Don’t get me wrong, I still love the Six Days – the rumble of bone hard Conti’s on board, the rattle of 1/8” pitch transmission, the Europop (where else do you hear the Vengaboys these days?), the ladies and gentlemen fans in their finery, the sprinters, the lights, the smell of cologne and embrocation…
But the chases?
What happened to ‘jams?’
Dave says I expect too much, maybe he’s right?
But back in the days of the Skol Six at Wembley, London in the 70’s a team might be hung out to dry for maybe 20/30 laps – the crowd willing them on.
The chase behind hard and organised.
Now a team darts off the front and three laps later they’re back on the end of the string.
But Patrick Sercu has left us, Danny Clark, Don Allan, Rene Pijnen and all the rest are long retired.
Riders like Roger Kluge, Iljo Keisse, Kenny De Ketele, Michael Mørkøv and a few more are all ‘quality boys’ but there’s not the same number of races for skills to be honed and strength in depth to develop.

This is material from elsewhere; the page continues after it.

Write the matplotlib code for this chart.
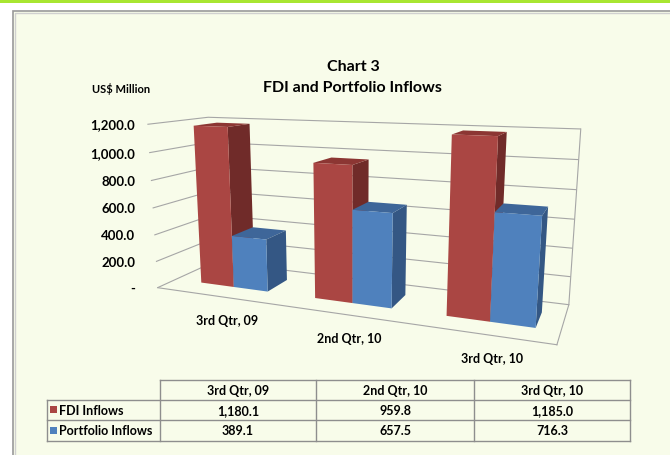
import matplotlib
matplotlib.use("Agg")
import matplotlib.pyplot as plt
from matplotlib.patches import Rectangle
from mpl_toolkits.mplot3d import proj3d

# -----------------------------------
# DATA
# -----------------------------------
categories = ["3rd Qtr, 09", "2nd Qtr, 10", "3rd Qtr, 10"]
fdi_inflows = [1180.1, 959.8, 1185.0]
portfolio_inflows = [389.1, 657.5, 716.3]
series_names = ["FDI Inflows", "Portfolio Inflows"]
z_ticks = [0, 200, 400, 600, 800, 1000, 1200]
z_tick_labels = ["-", "200.0", "400.0", "600.0", "800.0", "1,000.0", "1,200.0"]

# -----------------------------------
# STYLE
# -----------------------------------
plt.rcParams['font.family'] = ['Lato', 'DejaVu Sans']
plt.rcParams['font.weight'] = 'bold'

cream = "#F8FCEA"
grid_gray = "#A6A6A6"
hidden = (0, 0, 0, 0)
# face colours: bottom, top, front, back, left, right
red_faces = [hidden, "#8C3633", "#AA4643", hidden, hidden, "#702B29"]
blue_faces = [hidden, "#3E6699", "#4F81BD", hidden, hidden, "#345784"]

fig = plt.figure(figsize=(6.7, 4.56), dpi=100)

# -----------------------------------
# BACKGROUND, FRAME AND TABLE (pixel axes)
# -----------------------------------
bg = fig.add_axes([0, 0, 1, 1])
bg.set_xlim(0, 670)
bg.set_ylim(456, 0)
bg.axis('off')

bg.add_patch(Rectangle((0, 0), 670, 4, color="#A8E631", lw=0))
bg.add_patch(Rectangle((12.5, 11.5), 700, 500, facecolor=cream,
                       edgecolor="#9A9A9A", lw=1.2))
bg.add_patch(Rectangle((14.5, 13.5), 700, 500, facecolor="none",
                       edgecolor="#D0D0D0", lw=1.0))

bg.text(353, 67, "Chart 3", ha='center', va='center', fontsize=11.5)
bg.text(352, 88, "FDI and Portfolio Inflows", ha='center', va='center', fontsize=11.5)
bg.text(121, 89, "US$ Million", ha='center', va='center', fontsize=8)

# table
col_edges = [160, 316, 474, 630]
row_edges = [381, 401, 421, 442]
label_left = 47
line_kw = dict(color="#8E8E8E", lw=1.0)

bg.plot([col_edges[0], col_edges[-1]], [row_edges[0], row_edges[0]], **line_kw)
for y in row_edges[1:]:
    bg.plot([label_left, col_edges[-1]], [y, y], **line_kw)
bg.plot([label_left, label_left], [row_edges[1], row_edges[-1]], **line_kw)
for x in col_edges:
    bg.plot([x, x], [row_edges[0], row_edges[-1]], **line_kw)

table_values = [fdi_inflows, portfolio_inflows]
swatches = [red_faces[2], blue_faces[2]]
for j, cat in enumerate(categories):
    xc = (col_edges[j] + col_edges[j + 1]) / 2
    bg.text(xc, (row_edges[0] + row_edges[1]) / 2, cat,
            ha='center', va='center', fontsize=9)
for r, name in enumerate(series_names):
    yc = (row_edges[r + 1] + row_edges[r + 2]) / 2
    bg.add_patch(Rectangle((50, yc - 3.5), 7, 7, color=swatches[r], lw=0))
    bg.text(59, yc, name, ha='left', va='center', fontsize=9)
    for j, v in enumerate(table_values[r]):
        xc = (col_edges[j] + col_edges[j + 1]) / 2
        bg.text(xc, yc, f"{v:,.1f}", ha='center', va='center', fontsize=9)

# -----------------------------------
# 3D COLUMN CHART
# -----------------------------------
ax = fig.add_axes([0.125, 0.2114, 0.80, 0.62], projection='3d')
ax.patch.set_alpha(0)
ax.set_proj_type('persp', focal_length=0.45)
ax.view_init(elev=12, azim=-68)
ax.set_box_aspect((3.8, 1.0, 1.6), zoom=1.575)
ax.set_xlim(0, 3)
ax.set_ylim(0, 1)
ax.set_zlim(0, 1200)
ax.computed_zorder = False

for axis in (ax.xaxis, ax.yaxis, ax.zaxis):
    axis.set_pane_color((1, 1, 1, 0))
    axis.pane.set_edgecolor((1, 1, 1, 0))
    axis.line.set_color(grid_gray)
    axis.line.set_linewidth(0.8)
    axis._axinfo['grid'].update(color=grid_gray, linewidth=0.8)
    axis._axinfo['tick'].update(inward_factor=0, outward_factor=0)

ax.set_xticks([])
ax.set_yticks([])
ax.set_zticks(z_ticks)
ax.set_zticklabels([])

bar_w = 0.3
bar_x0 = 0.24
bar_y, bar_d = 0.3, 0.4
zo = 1
# draw far (left) to near (right)
for i in range(len(categories)):
    for k, (vals, faces) in enumerate([(fdi_inflows, red_faces), (portfolio_inflows, blue_faces)]):
        bars = ax.bar3d(i + bar_x0 + k * bar_w, bar_y, 0, bar_w, bar_d, vals[i],
                        color=faces, shade=False, edgecolor='none', zorder=zo)
        bars.set_clip_on(False)
        zo += 1

# labels placed from projected 3D positions
fig.canvas.draw()
M = ax.get_proj()


def to_px(x, y, z):
    xs, ys, _ = proj3d.proj_transform(x, y, z, M)
    dx, dy = ax.transData.transform((xs, ys))
    return dx, 456 - dy


x_top, _ = to_px(0, 0, z_ticks[-1])
for z, lab in zip(z_ticks, z_tick_labels):
    _, py = to_px(0, 0, z)
    bg.text(x_top - 12, py, lab, ha='right', va='center', fontsize=9.5)

for i, cat in enumerate(categories):
    px, py = to_px(i + 0.5, 0, 0)
    bg.text(px + 15, py + 25, cat, ha='center', va='center', fontsize=9)

fig.savefig("out.png", dpi=100)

Having said all that, when you wander up the tunnel stairs and into the track centre at Rotterdam with the u23’s hurtling round, the lights blazing and the PA pumping it’s still damn cool.
I parachuted in to Rotterdam on Tuesday afternoon to help Kris break camp at the Rotterdam Six Day 2020 and load the camper van in anticipation of our driving up to Bremen and the Six Day which started there on Thursday evening.
First race of the evening, after the rolling presentation was a 30 minute madison, with this being the last night and the big finale to come it was no ‘death race’ with Max Beyer (pictured) partnered with Spanish Movistar new recruit, European Scratch Champion, Seb Mora taking the win.
In his victory interview on the finish line the speaker ‘bigged up’ their chances of a final podium.
Max was right to demure; the last chase wasn’t one they’ll seek to remember.
At a Six like Rotterdam there’s always a star of yesteryear to spot; and today it was Rik 111 (left) aka Rik Van Linden, in the 70’s he was one of the very fastest roadman sprinters around with stage wins in all three Grand Tours; serving warning in his last junior season with 73 wins.
The sprinters were up next with big unit home boy, Harry Lavreysen breaking the track record with 9.8 ride in the flying lap, our picture shows his team sprint specialist team mate Sam Ligtlee on his wind up lap.
Dernys next, it never pays to lead early as number 13, Marc Potts found to his cost, heading the field in the opening laps to pave the way for a ‘surprise’ victory for home boy Maikel Zijlaard who’s grandad is a Derny pacer legend in the Six Days whilst dad, Ron still drives the little motorbikes.
If you attend Sixes regularly then you’ll note that ‘home boys’ win the Derny quite often…
The devil went to Iljo Keisse and Niki Terpstra, more points in the bag but Niki not looking quite as sharp to my eye as he did last year when he was on rampaging form.
Iljo is Iljo, one of the few real Six Day riders left, smooth and quick – a joy to watch; he’s off to the Tour Down Under after this.
The sprinters were up again and as a runner one of your duties is to hold up the sprinters, for one heat I had home boy Roy van den Berg (on the right) he’s an angular, scary, tattooed dude who wasn’t impressed with my getting him to just the right angle on the start line.
But our big guy, reigning European Kilometre and former European Keirin Champion, Czech Tomas Babek had no such complaints – he recognises a quality holder up when he encounters one.
And them sprinters chainrings just keep getting bigger…
Whilst on the subject of hardware, we’re not sure about Irish rider Felix English’s new paint job – orange on one side, green on the other – maybe it will grow on us?
The flying lap was next up, Roger Kluge (German) and Tosh van Der Sande (Belgium) set fastest time – Kluge was originally partnered with world madison champion partner, Theo Reinhardt (Germany) but the latter dropped out due to illness; as did Van Der Sande’s original partner, countryman Jasper De Buyst.
Big Roger hung around to keep an eye on Iljo and Niki.